Briefly put, when I had to balance the interests of my own safety, privacy\career of a few scientists, and the well-being of billions of people living in the coming several decades, the first two weren't the decisive concern.
It was me or nobody, now or never. Combination of several rather improbable prerequisites just wouldn't occur again for anyone else in the foreseeable future. The circus was about to arrive in Copenhagen. Later on it could be too late.
It's easy for many of us in the western world to accept a tiny green inconvenience and then wallow in that righteous feeling, surrounded by our "clean" technology and energy that is only slightly more expensive if adequately subsidized.
Those millions and billions already struggling with malnutrition, sickness, violence, illiteracy, etc. don't have that luxury. The price of "climate protection" with its cumulative and collateral effects is bound to destroy and debilitate in great numbers, for decades and generations.
Conversely, a "game-changer" could have a beneficial effect encompassing a similar scope.
So this sounds like a guy with a social justice agenda and some involvement with 'hacktivism', not someone primarily driven by climate scepticism or by a neo-liberal market agenda. If genuine, this may be a surprise, and a not entirely welcome surprise, for those who (for now) celebrate him as a hero.
The nature of comments on some blogs are telling. On whatsupwiththat Mr FOIA was decried for his refusal to make the password available to everyone while over at Bishop Hill commenters were only interested in his provenance. Is he an Eastern European or Canadian because of his sentence constructions or use of specific words? Is he a programmer because of the use of the backslash character \ ? Is he continental European because of the use of the dot in 220.000 rather than 220,000 as is typical in English language? Etc etc. So while they are waiting for the forensic linguist to deliver the verdict, password holders will be preparing the release of CG3. It would be interesting if the  man behind the hack steps forward and reveals more about the reasoning that led to his actions. The crime has lapsed; maybe he does not want the limelight?


Bob K said...

What would be the point in revelation of his name? Most of the people in the world are unaware of what he has done. Of those who are aware, he is either lauded or reviled. I tend to think there is little upside and maybe a large downside in unmasking himself if his environment is heavily populated by those dislike him. I think he has enough self-confidence that releasing the emails was the correct thing to do that public adulation under his real name is of little concern. Personally, I have a great appreciation for what he has done.

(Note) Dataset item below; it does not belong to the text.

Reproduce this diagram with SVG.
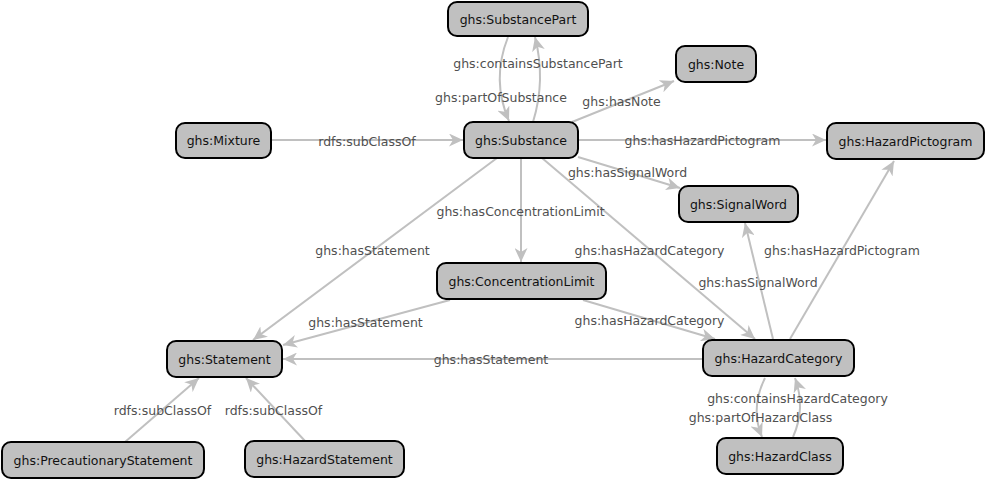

When it comes to the legal situation, anyone thinking Mr. FOIA is immune to prosecution simply because the time limit on a particular charge may have passed is being rather naive. There may be numerous other laws across many courts throughout the world where it might be possible to lay what would be considered trivial charges. Whether provable or not the process would become the punishment. He could be tied up at great expense for decades defending bogus charges throughout the world. Just for example, how about violation of copyright in some country? Can anyone authoritatively say he hasn't broken some law in some country? I think not.

Vinny Burgoo said...

I'm Spartacus!

(Happy to oblige.)

Bob K said...

Heh. Very good, Vinny.

I supposed I should make full disclosure myself.

I was contacted in relation to CG1 by a detective from the Norfolk Constabulary attached to what they called the Joint Major Investigation Team. I threw him off the scent by being jovial about the whole thing and suggesting if he was ever traveling in my area(CT USA) I'd show him around the Mohegan Sun Casino located in my town.

So, from their perspective the probability of me being Mr. FOIA is greater than zero. ;)

Anonymous said...

So an anonymous person admits a crime on several public forums and explains his motives.